From the very first line, we know that the story will be told as a personal anecdote, entirely different from the brain-recorder approach that deep POV uses.

In one of the novels I’m writing at the moment, Jen Meets Her Match, Jen makes it clear from the first paragraph that she sat herself down after the fact and told her story in her own words (and with no attempt to restrain her teenaged attitude):

My boyfriend is a real piece of work. Oh, I’m sure you’ve heard of girls whose boyfriends are vampires, werewolves, or even zombies. Those girls are lightweights. I don’t mean to brag, but they wouldn’t last five minutes with my boyfriend. Not that Frank is undead or anything. That would be too easy.

This entire paragraph would be impossible in deep POV, since it frames action that hasn’t been related yet, and that’s verboten. Nor would the next paragraph be permissible in deep POV:

It all started during the first week of school. Sophomore year. Wednesday, September 4, 1974. Paul Anka’s “Having My Baby” was at the top of the charts, but other than that I was doing okay. I was minding my own business when Frank showed up next to me in the lunch line. He was new and we’d never spoken, but we had a few classes together and I knew his name.
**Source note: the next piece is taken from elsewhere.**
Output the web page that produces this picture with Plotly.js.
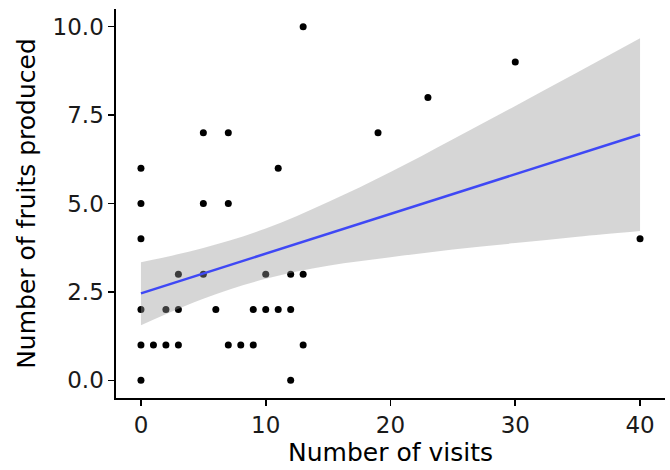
<!DOCTYPE html>
<html>
<head>
<meta charset="utf-8">
<script src="https://cdn.plot.ly/plotly-3.0.1.min.js"></script>
<style>
  html, body { margin: 0; padding: 0; background: #ffffff; }
  #chart { width: 670px; height: 470px; }
</style>
</head>
<body>
<div id="chart"></div>
<script>
// Observed data: number of visits vs number of fruits produced
const visits = [0,0,0,0,0,0,1,2,2,3,3,3,5,5,5,6,7,7,7,8,9,9,10,10,11,11,12,12,12,13,13,13,19,23,30,40];
const fruits = [6,5,4,2,1,0,1,2,1,3,2,1,7,5,3,2,7,5,1,1,2,1,3,2,6,2,3,2,0,10,3,1,7,8,9,4];

// Linear fit and its confidence band
const fitX     = [0, 5, 10, 15, 20, 25, 30, 35, 40];
const fitY     = [2.46, 3.02, 3.58, 4.14, 4.70, 5.26, 5.82, 6.38, 6.95];
const fitUpper = [3.34, 3.74, 4.29, 5.04, 5.89, 6.82, 7.76, 8.71, 9.67];
const fitLower = [1.56, 2.31, 2.87, 3.24, 3.48, 3.70, 3.88, 4.06, 4.22];

const xTicks = [0, 10, 20, 30, 40];
const yTicks = [0, 2.5, 5, 7.5, 10];
const yTickText = ["0.0", "2.5", "5.0", "7.5", "10.0"];

const xTitle = "Number of visits";
const yTitle = "Number of fruits produced";

const FONT = "DejaVu Sans, Liberation Sans, Arial, sans-serif";

const traces = [
  {
    x: visits, y: fruits, type: "scatter", mode: "markers",
    marker: { color: "#000000", size: 7, line: { width: 0 } },
    hoverinfo: "skip", showlegend: false
  },
  {
    x: fitX, y: fitLower, type: "scatter", mode: "lines",
    line: { width: 0, shape: "spline", smoothing: 1, color: "rgba(0,0,0,0)" },
    hoverinfo: "skip", showlegend: false
  },
  {
    x: fitX, y: fitUpper, type: "scatter", mode: "lines",
    line: { width: 0, shape: "spline", smoothing: 1, color: "rgba(0,0,0,0)" },
    fill: "tonexty", fillcolor: "rgba(153,153,153,0.4)",
    hoverinfo: "skip", showlegend: false
  },
  {
    x: fitX, y: fitY, type: "scatter", mode: "lines",
    line: { width: 2.5, color: "#3F48F5" },
    hoverinfo: "skip", showlegend: false
  }
];

const axisCommon = {
  showgrid: false, zeroline: false,
  showline: true, linecolor: "#000000", linewidth: 1.6,
  ticks: "outside", ticklen: 6, tickwidth: 1.6, tickcolor: "#000000",
  tickfont: { family: FONT, size: 23, color: "#1a1a1a" },
  mirror: false
};

const layout = {
  width: 670, height: 470,
  margin: { l: 116, r: 5, t: 9, b: 72 },
  paper_bgcolor: "#ffffff", plot_bgcolor: "#ffffff",
  showlegend: false,
  xaxis: Object.assign({}, axisCommon, {
    range: [-2, 42],
    tickmode: "array", tickvals: xTicks,
    title: { text: xTitle, font: { family: FONT, size: 25, color: "#000000" }, standoff: 6 }
  }),
  yaxis: Object.assign({}, axisCommon, {
    range: [-0.5, 10.5],
    tickmode: "array", tickvals: yTicks, ticktext: yTickText,
    title: { text: yTitle, font: { family: FONT, size: 25, color: "#000000" }, standoff: 10 }
  })
};

Plotly.newPlot("chart", traces, layout, { staticPlot: true, displayModeBar: false });
</script>
</body>
</html>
Only the sentence “I was minding my own business when Frank showed up next to me in the lunch line” would be allowed in deep POV, since Jen isn’t consciously pondering the date, the Top Forty, or the list of things she knows about Frank during that particular moment. In short, in deep POV, there’s no framing, no scene-setting, no nothin’.

As you can see, I use first-person narration when I want to take full advantage of the viewpoint character’s voice and attitude. I only use it for highly articulate characters. With characters who aren’t as verbally flexible, I use third-person. That way, I’m limited only by my own verbal ability. While there are exceptions where a not-so-articulate character can be a fascinating first-person narrator (Flowers for Algernon leaps to mind), it’s an awfully tough row to hoe.

Does deep POV have any advantages? I haven’t found one: everything claimed as a unique advantage of deep POV is something I’ve been able to do with other viewpoints.